As the deployment of automated decision tools in society continues to accelerate, their interactions with fundamental questions in law, in the social sciences, and in public policy have become impossible to ignore. Although the technology holds the promise of reducing costs, reducing errors, and improving objectivity, there is enormous potential for harm. As we train algorithms on biased data, we are amplifying, operationalizing, and, most insidiously, legitimizing the historical discrimination and opacity that technology was in part intended to address.

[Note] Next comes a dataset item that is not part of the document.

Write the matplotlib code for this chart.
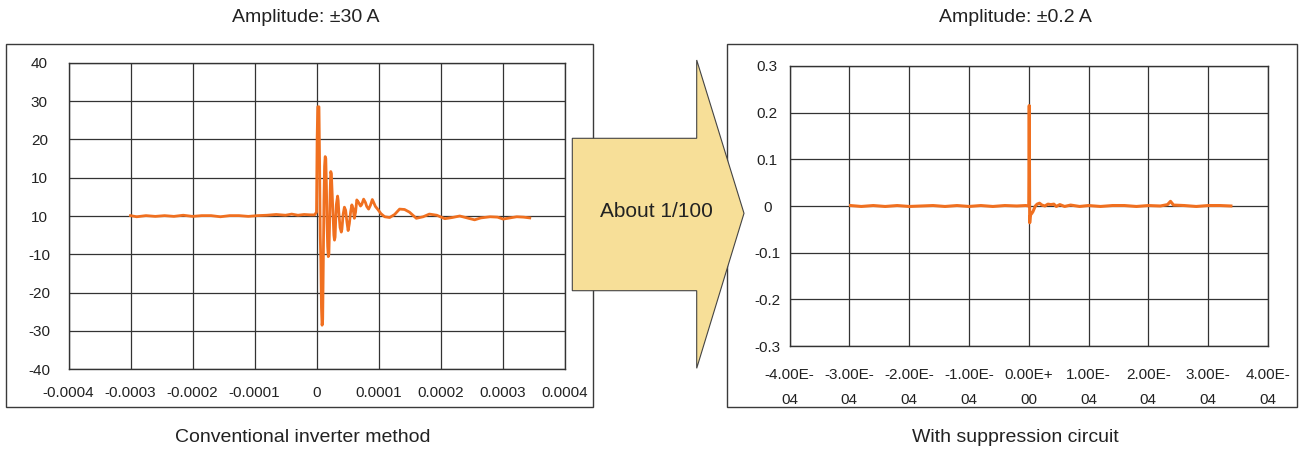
import numpy as np
import matplotlib.pyplot as plt
from matplotlib.patches import Rectangle, Polygon

plt.rcParams['font.family'] = ['Liberation Sans', 'DejaVu Sans']

# conventional inverter method: time (us), current (A)
conv_t_us = [-300, -290, -275, -260, -245, -230, -215, -200, -185, -170, -155, -140,
             -125, -110, -95, -80, -65, -50, -40, -30, -20, -10, -3,
             0, 1, 2, 4, 5, 6, 7, 8, 9, 10, 11, 12, 13, 14, 15, 16, 17, 18, 19,
             20, 21, 22, 23, 24, 26, 28, 29, 30, 31, 32, 34, 35, 36, 38, 40,
             41, 43, 45, 47, 49, 51, 53, 55, 57, 59, 61, 63, 65, 68, 71, 73,
             76, 79, 81, 84, 87, 90, 92, 95, 99, 104, 110, 118, 126, 134, 142,
             150, 161, 172, 182, 194, 207, 219, 231, 243, 255, 265, 280, 292,
             301, 312, 323, 334, 344]
conv_i = [0.1, -0.2, 0.1, -0.1, 0.1, -0.1, 0.2, -0.1, 0.1, 0.1, -0.2, 0.1,
          0.1, -0.1, 0.1, 0.2, 0.4, 0.2, 0.5, 0.2, 0.4, 0.3, 0.3,
          1.0, 20.0, 28.5, 28.5, 14.0, -5.0, -12.0, -24.0, -28.5, -27.0, -12.0, 4.0, 13.0, 15.5, 15.0, 8.0, -2.0,
          -8.0, -10.6, -10.0, -3.0, 6.0, 11.6, 11.0, 3.0, -5.0, -6.3, -5.5, -1.0, 3.0, 5.2, 4.0, 1.0, -3.0, -4.2,
          -3.5, 0.5, 2.3, 1.5, -1.5, -3.8, -2.0, 1.0, 2.9, 2.0, -0.6, 1.0, 4.2, 3.5, 2.6, 3.0,
          4.4, 3.5, 2.5, 1.8, 2.8, 4.3, 3.6, 2.5, 1.7, 0.6, -0.2, -0.4, 0.4, 1.8, 1.7,
          1.0, -0.6, -0.2, 0.5, 0.2, -0.7, -0.4, 0.0, -0.5, -1.0, -0.5, -0.2, -0.3,
          -0.8, -0.5, -0.2, -0.3, -0.5]

# with suppression circuit: time (us), current (A)
supp_t_us = [-298, -280, -260, -240, -220, -200, -180, -160, -140, -120, -100, -80,
             -60, -40, -20, -5, 0, 0.8, 1.2, 1.6, 2.4, 3.5, 5, 7, 9, 11, 14, 18,
             22, 27, 32, 37, 42, 46, 52, 60, 70, 85, 100, 120, 140, 160, 180,
             200, 220, 232, 237, 242, 260, 280, 300, 320, 338]
supp_i = [0.001, -0.001, 0.001, -0.001, 0.001, -0.001, 0.0, 0.001, -0.001, 0.001, -0.001, 0.001,
          -0.001, 0.001, 0.0, 0.001, 0.0, 0.215, 0.10, -0.036, -0.022, -0.018, -0.016, -0.012, -0.006, 0.0, 0.004, 0.006,
          0.002, 0.0, 0.004, 0.003, 0.004, -0.001, 0.003, -0.001, 0.002, -0.001, 0.001, -0.001, 0.001, 0.001, -0.001,
          0.001, 0.0, 0.003, 0.010, 0.002, 0.001, -0.001, 0.001, 0.001, 0.0]

left_yticks = [-40, -30, -20, -10, 0, 10, 20, 30, 40]
left_ylabels = ['-40', '-30', '-20', '-10', '10', '10', '20', '30', '40']
left_xticks = [-0.0004, -0.0003, -0.0002, -0.0001, 0, 0.0001, 0.0002, 0.0003, 0.0004]
left_xlabels = ['-0.0004', '-0.0003', '-0.0002', '-0.0001', '0', '0.0001', '0.0002', '0.0003', '0.0004']
right_yticks = [-0.3, -0.2, -0.1, 0, 0.1, 0.2, 0.3]
right_ylabels = ['-0.3', '-0.2', '-0.1', '0', '0.1', '0.2', '0.3']
right_xlabels = ['-4.00E-\n04', '-3.00E-\n04', '-2.00E-\n04', '-1.00E-\n04', '0.00E+\n00',
                 '1.00E-\n04', '2.00E-\n04', '3.00E-\n04', '4.00E-\n04']

W, H = 1299, 453
fig = plt.figure(figsize=(W / 100, H / 100), dpi=100)


def fx(px):
    return px / W


def fy(py):
    return 1 - py / H


def box(x0, y0, x1, y1):
    fig.add_artist(Rectangle((fx(x0), fy(y1)), fx(x1) - fx(x0), fy(y0) - fy(y1),
                             transform=fig.transFigure, fill=False, ec='#3a3a3a', lw=1.0, zorder=1))


line_col = '#f07020'
grid_col = '#333333'

# outer frames
box(6, 44, 593, 407)
box(727, 44, 1297, 407)

# left chart
ax1 = fig.add_axes([fx(68.5), fy(369.3), fx(564.5) - fx(68.5), fy(62.7) - fy(369.3)])
ax1.plot(np.array(conv_t_us) * 1e-6, conv_i, color=line_col, lw=2.0)
ax1.set_xlim(-0.0004, 0.0004)
ax1.set_ylim(-40, 40)
ax1.set_xticks(left_xticks)
ax1.set_xticklabels(left_xlabels)
ax1.set_yticks(left_yticks)
ax1.set_yticklabels(left_ylabels)
ax1.tick_params(axis='x', length=0, pad=12, labelsize=11, colors='#222222')
ax1.tick_params(axis='y', length=0, pad=21, labelsize=11, colors='#222222')
plt.setp(ax1.get_yticklabels(), ha='center')

# right chart
ax2 = fig.add_axes([fx(789.5), fy(346.1), fx(1268) - fx(789.5), fy(65.9) - fy(346.1)])
ax2.plot(np.array(supp_t_us) * 1e-6, supp_i, color=line_col, lw=2.2)
ax2.set_xlim(-0.0004, 0.0004)
ax2.set_ylim(-0.3, 0.3)
ax2.set_xticks(left_xticks)
ax2.set_xticklabels(right_xlabels, linespacing=1.95)
ax2.set_yticks(right_yticks)
ax2.set_yticklabels(right_ylabels)
ax2.tick_params(axis='x', length=0, pad=16, labelsize=11, colors='#222222')
ax2.tick_params(axis='y', length=0, pad=16, labelsize=11, colors='#222222')
plt.setp(ax2.get_yticklabels(), ha='center')

for ax in (ax1, ax2):
    ax.grid(True, color=grid_col, lw=0.9)
    ax.set_axisbelow(True)
    for s in ax.spines.values():
        s.set_color(grid_col)
        s.set_linewidth(1.0)

# big arrow between the charts
arrow_px = [(572.3, 138.3), (696.7, 138.3), (696.7, 60), (744, 213.3),
            (696.7, 368.3), (696.7, 290.7), (572.3, 290.7)]
fig.add_artist(Polygon([(fx(x), fy(y)) for x, y in arrow_px], closed=True,
                       transform=fig.transFigure, fc='#f7df98', ec='#444444', lw=0.8, zorder=5))
fig.text(fx(656.7), fy(212), 'About 1/100', ha='center', va='center', fontsize=15,
         color='#222222', zorder=6)

# captions
fig.text(fx(306), fy(17), 'Amplitude: \u00b130 A', ha='center', va='center', fontsize=14, color='#222222')
fig.text(fx(1015), fy(17), 'Amplitude: \u00b10.2 A', ha='center', va='center', fontsize=14, color='#222222')
fig.text(fx(303), fy(438), 'Conventional inverter method', ha='center', va='center', fontsize=14, color='#222222')
fig.text(fx(1015), fy(438), 'With suppression circuit', ha='center', va='center', fontsize=14, color='#222222')

fig.savefig('out.png', dpi=100)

End-to-end data systems, with DBMS playing a central role, provide abstractions to hide complexity. But as these systems are deployed in real social contexts, the abstractions can reduce transparency and exacerbate equity issues: They make it very easy to do the wrong thing. In this talk, I’ll describe our take on "data equity" and argue that data systems research needs to broaden scope to explicitly model, manage, and communicate assumptions and requirements about the contexts in which they are deployed, making equity issues a first-class design consideration. I'll provide some examples of the tensions, and describe some technical research areas in this space, including learning fair representations across heterogeneous data sources, providing interactive warning labels to communicate fitness for use, and model transferability as it relates to equity.